The United States ruled that the South Korean steel products were dumped onto the market again. The U.S. government faced away the South Korean government’s appeals once again that South Korean steel products are not threatening the U.S. steel industry.
The U.S. International Trade Commission (USITC) made a preliminary decision on March 6 that the U.S. steel industry is threatened by the imports of large diameter welded pipe from South Korea. A large diameter welded pipe is used just like an oil pipeline for a similar purpose and its exports to the U.S. in 2017 amounted to 165 billion won (US$154.06 million). The U.S. haven’t revealed anti-dumping tariff rates yet. However, the domestic industry believes that the U.S. will drop a tariff bomb on South Korean large diameter welded pipes as it has levied a high tariff on steel pipes made with Posco’s hot rolled steel sheets imposed with some 60 percent of anti-dumping and countervailing duties.
The South Korean government rushed Trade Minister Kim Hyun-Jong to the U.S. on February 25 and stressed that South Korean steel products do not pose a threat to the U.S. steel industry but they contribute to the U.S. economy through local investments. However, the South Korean government’s efforts have gone down the drain again this time.

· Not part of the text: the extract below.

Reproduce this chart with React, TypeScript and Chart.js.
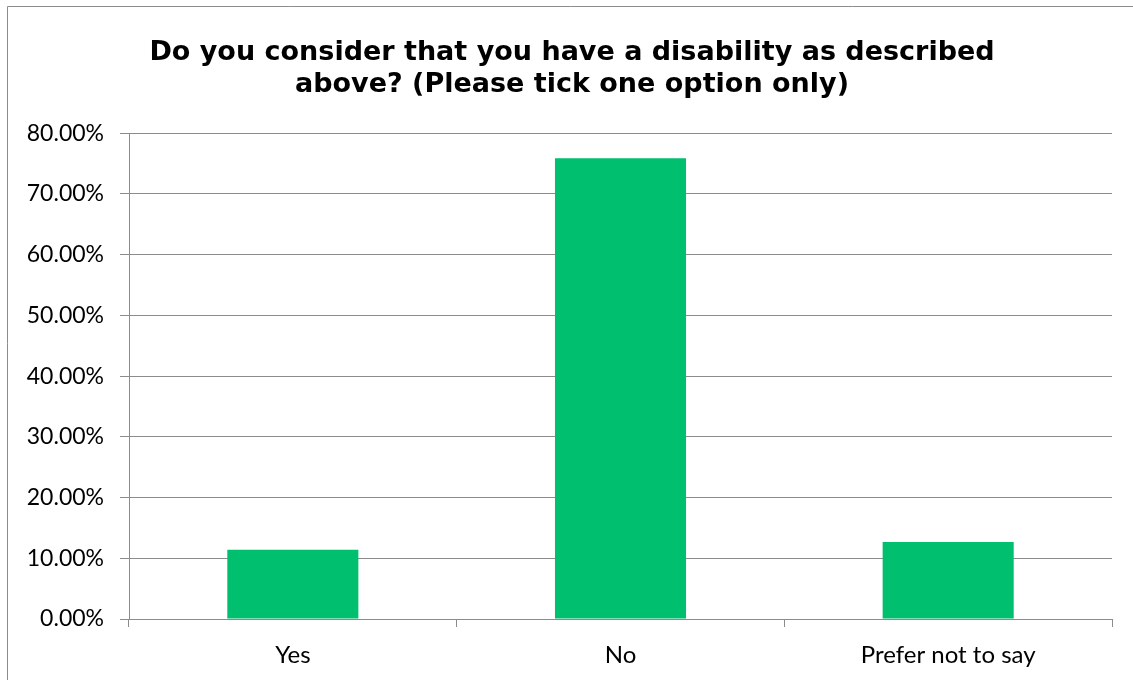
import React, { useEffect, useRef } from "react";
import { Chart, registerables } from "chart.js";

Chart.register(...registerables);

const categories = ["Yes", "No", "Prefer not to say"];
const values = [11.4, 75.9, 12.7];
const yMax = 80;
const yStep = 10;
const titleLines = [
  "Do you consider that you have a disability as described",
  "above? (Please tick one option only)",
];

const borderPlugin = {
  id: "outerBorder",
  beforeDraw(chart: any) {
    const ctx = chart.ctx;
    ctx.save();
    ctx.fillStyle = "#ffffff";
    ctx.fillRect(0, 0, chart.width, chart.height);
    ctx.strokeStyle = "#8c8c8c";
    ctx.lineWidth = 1;
    ctx.beginPath();
    ctx.moveTo(7.5, chart.height + 5);
    ctx.lineTo(7.5, 6.5);
    ctx.lineTo(chart.width + 5, 6.5);
    ctx.stroke();
    ctx.restore();
  },
};

export default function App() {
  const ref = useRef<HTMLCanvasElement>(null);
  useEffect(() => {
    document.body.style.margin = "0";
    const chart = new Chart(ref.current!, {
      type: "bar",
      data: {
        labels: categories,
        datasets: [
          {
            data: values,
            backgroundColor: "#00BF6F",
            barPercentage: 0.4,
            categoryPercentage: 1,
          },
        ],
      },
      options: {
        animation: false,
        responsive: false,
        layout: { padding: { top: 37, right: 0, left: 11, bottom: 0 } },
        plugins: {
          legend: { display: false },
          tooltip: { enabled: false },
          title: {
            display: true,
            text: titleLines,
            color: "#000000",
            font: { family: "DejaVu Sans", size: 27, weight: "bold", lineHeight: 1.19 },
            padding: { top: 0, bottom: 32 },
          },
        },
        scales: {
          x: {
            grid: {
              offset: true,
              drawOnChartArea: false,
              tickLength: 8,
              color: "#8c8c8c",
            },
            border: { color: "#8c8c8c" },
            ticks: {
              color: "#000000",
              padding: 14,
              font: { family: "Lato", size: 24 },
            },
            afterFit(scale: any) {
              scale.height = 61;
            },
          },
          y: {
            min: 0,
            max: yMax,
            ticks: {
              stepSize: yStep,
              color: "#000000",
              padding: 16,
              font: { family: "Lato", size: 23 },
              callback: (v: any) => Number(v).toFixed(2) + "%",
            },
            grid: { color: "#8c8c8c", tickLength: 9 },
            border: { color: "#8c8c8c" },
            afterFit(scale: any) {
              scale.width = 118;
            },
          },
          yRight: {
            position: "right",
            display: true,
            grid: { display: false },
            border: { display: false },
            ticks: { display: false },
            afterFit(scale: any) {
              scale.width = 21;
            },
          },
        },
      },
      plugins: [borderPlugin],
    });
    return () => chart.destroy();
  }, []);
  return <canvas ref={ref} width={1133} height={680} style={{ display: "block" }} />;
}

On the other hand, some market watchers have raised the possibility that the U.S. will make an “exception” to steel sanctions for some allies including Canada. During a White House meeting on the 5th (local time), U.S. President Donald Trump said, “The U.S. has been practically deceived by all countries around the world in terms of trade regardless of friend or enemy. We are not backing down.” He reconfirmed that it would levy duties on imported steel and aluminum products across the board. However, Trump suggested that Canada and Mexico, the countries under renegotiation for the North American Free Trade Agreement (Nafta), can be exempted from tariffs, saying, “Tariffs on steel products from the two countries can be a point of negotiation.”